> STATED GOAL
List the lines of this listing that hold the word "matplotlib".

> DATA SEGMENT
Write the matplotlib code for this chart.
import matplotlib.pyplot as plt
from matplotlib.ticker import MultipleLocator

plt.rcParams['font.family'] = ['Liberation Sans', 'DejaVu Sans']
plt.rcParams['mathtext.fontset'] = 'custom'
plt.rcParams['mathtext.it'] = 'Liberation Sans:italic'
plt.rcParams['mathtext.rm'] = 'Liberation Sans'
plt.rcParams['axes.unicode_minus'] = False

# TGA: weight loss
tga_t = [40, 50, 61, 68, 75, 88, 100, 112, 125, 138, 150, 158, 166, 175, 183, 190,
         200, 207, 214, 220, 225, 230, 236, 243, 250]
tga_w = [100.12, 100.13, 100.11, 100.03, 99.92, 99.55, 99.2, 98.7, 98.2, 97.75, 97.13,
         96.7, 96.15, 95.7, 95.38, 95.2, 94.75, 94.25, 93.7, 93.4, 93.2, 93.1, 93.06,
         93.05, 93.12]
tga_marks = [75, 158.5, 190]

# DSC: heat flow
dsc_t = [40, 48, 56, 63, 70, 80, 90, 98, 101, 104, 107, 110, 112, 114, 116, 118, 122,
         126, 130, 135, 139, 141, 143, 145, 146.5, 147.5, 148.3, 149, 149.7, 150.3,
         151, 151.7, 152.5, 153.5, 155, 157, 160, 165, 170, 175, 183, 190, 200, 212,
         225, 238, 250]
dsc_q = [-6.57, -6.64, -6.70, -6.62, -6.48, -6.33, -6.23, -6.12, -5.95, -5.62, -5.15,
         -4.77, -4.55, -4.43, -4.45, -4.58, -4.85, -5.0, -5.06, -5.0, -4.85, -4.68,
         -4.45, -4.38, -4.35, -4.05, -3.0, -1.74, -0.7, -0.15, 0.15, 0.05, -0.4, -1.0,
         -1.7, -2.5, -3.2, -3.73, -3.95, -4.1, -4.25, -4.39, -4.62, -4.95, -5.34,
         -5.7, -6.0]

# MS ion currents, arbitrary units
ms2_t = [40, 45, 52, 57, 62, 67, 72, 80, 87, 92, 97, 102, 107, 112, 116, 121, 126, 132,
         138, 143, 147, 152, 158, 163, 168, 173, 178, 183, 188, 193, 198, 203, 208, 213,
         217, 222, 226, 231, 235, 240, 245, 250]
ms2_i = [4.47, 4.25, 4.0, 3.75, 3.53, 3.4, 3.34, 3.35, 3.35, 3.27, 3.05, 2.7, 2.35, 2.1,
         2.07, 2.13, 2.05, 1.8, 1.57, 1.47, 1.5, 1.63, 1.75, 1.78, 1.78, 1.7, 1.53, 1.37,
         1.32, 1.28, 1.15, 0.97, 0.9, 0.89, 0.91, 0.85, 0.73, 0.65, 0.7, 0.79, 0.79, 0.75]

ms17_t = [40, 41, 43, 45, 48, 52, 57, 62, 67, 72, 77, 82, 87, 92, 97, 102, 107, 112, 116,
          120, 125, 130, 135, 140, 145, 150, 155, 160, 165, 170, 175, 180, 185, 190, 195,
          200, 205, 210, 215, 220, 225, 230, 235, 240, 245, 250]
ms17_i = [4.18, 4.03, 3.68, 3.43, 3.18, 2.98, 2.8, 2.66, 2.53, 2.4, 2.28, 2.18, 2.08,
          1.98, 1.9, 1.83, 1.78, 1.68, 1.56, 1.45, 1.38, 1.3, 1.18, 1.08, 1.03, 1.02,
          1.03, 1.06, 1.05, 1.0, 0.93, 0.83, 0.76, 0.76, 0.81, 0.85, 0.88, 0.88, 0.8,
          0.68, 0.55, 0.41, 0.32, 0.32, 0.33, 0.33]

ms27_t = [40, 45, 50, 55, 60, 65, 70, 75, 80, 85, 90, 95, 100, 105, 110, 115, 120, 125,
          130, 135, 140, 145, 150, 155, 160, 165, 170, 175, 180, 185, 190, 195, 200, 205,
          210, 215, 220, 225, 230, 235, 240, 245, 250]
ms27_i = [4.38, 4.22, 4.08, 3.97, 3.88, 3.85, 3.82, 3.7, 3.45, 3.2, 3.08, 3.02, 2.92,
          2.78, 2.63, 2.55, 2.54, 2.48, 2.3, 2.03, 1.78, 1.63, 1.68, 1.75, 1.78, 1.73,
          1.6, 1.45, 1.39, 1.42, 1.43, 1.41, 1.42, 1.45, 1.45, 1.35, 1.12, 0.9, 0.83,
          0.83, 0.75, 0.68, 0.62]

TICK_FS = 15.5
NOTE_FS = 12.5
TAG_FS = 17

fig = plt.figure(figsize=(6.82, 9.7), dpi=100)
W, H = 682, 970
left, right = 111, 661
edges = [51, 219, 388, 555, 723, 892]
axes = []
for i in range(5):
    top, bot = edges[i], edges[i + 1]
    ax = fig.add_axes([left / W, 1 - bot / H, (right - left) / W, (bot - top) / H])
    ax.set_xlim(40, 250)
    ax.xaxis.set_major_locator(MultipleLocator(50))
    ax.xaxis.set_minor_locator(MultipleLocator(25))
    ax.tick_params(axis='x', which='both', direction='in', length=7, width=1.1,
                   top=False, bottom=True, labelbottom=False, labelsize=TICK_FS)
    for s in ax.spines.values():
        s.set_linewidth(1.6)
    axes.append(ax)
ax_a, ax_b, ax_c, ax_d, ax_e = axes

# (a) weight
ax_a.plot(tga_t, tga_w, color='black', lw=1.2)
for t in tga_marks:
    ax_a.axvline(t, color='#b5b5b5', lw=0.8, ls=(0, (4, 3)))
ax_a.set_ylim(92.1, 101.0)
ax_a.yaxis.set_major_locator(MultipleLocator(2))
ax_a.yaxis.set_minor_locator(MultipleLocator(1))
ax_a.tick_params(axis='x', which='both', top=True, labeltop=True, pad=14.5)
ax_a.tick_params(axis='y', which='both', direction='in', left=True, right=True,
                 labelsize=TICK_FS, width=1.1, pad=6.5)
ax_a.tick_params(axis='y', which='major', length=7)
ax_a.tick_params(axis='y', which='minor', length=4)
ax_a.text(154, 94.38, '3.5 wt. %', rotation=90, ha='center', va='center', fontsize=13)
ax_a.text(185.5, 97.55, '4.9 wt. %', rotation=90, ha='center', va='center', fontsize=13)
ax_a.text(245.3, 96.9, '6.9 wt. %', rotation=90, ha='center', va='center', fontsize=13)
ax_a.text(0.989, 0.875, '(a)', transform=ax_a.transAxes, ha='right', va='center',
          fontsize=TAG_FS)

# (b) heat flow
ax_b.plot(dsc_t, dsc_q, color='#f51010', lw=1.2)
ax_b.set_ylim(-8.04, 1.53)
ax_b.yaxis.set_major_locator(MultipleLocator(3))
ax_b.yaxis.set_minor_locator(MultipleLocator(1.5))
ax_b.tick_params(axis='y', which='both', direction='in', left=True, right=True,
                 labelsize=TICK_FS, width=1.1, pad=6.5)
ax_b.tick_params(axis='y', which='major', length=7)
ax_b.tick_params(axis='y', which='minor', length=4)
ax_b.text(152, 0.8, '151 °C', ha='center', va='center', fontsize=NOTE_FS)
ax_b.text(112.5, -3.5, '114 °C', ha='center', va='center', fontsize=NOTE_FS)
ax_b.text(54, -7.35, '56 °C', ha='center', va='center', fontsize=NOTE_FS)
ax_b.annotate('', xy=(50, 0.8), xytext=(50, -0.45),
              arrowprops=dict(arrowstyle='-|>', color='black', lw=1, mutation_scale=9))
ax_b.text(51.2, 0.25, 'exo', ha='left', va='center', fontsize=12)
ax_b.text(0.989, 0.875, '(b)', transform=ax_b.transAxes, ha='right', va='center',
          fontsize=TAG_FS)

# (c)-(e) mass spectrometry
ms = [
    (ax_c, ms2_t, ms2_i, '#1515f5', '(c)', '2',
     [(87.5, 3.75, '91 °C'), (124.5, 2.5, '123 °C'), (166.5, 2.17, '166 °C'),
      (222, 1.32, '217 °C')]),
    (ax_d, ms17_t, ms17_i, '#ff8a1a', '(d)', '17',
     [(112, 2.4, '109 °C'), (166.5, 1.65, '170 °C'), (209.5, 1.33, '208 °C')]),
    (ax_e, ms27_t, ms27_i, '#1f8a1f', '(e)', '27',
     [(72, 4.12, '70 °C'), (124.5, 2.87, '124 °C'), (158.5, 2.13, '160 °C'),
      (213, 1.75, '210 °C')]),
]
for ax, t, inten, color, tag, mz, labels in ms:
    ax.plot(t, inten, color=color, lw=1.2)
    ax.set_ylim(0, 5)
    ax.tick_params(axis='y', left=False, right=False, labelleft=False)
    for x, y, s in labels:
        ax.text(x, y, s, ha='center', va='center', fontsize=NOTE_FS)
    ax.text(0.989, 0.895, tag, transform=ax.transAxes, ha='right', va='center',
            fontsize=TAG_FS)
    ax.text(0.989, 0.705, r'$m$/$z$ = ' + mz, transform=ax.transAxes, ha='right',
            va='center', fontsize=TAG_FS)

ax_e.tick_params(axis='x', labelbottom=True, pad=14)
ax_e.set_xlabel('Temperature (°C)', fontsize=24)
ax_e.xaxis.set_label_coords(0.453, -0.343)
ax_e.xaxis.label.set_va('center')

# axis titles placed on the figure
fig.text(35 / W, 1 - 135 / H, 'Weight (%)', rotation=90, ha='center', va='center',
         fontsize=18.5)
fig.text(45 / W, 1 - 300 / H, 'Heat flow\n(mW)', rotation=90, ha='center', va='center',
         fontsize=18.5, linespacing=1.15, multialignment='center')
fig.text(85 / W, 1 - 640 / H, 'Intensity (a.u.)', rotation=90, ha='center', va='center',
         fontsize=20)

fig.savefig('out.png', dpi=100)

> OUTPUT FOR THIS TASK
Write the matplotlib code for this chart.
import matplotlib.pyplot as plt
from matplotlib.ticker import MultipleLocator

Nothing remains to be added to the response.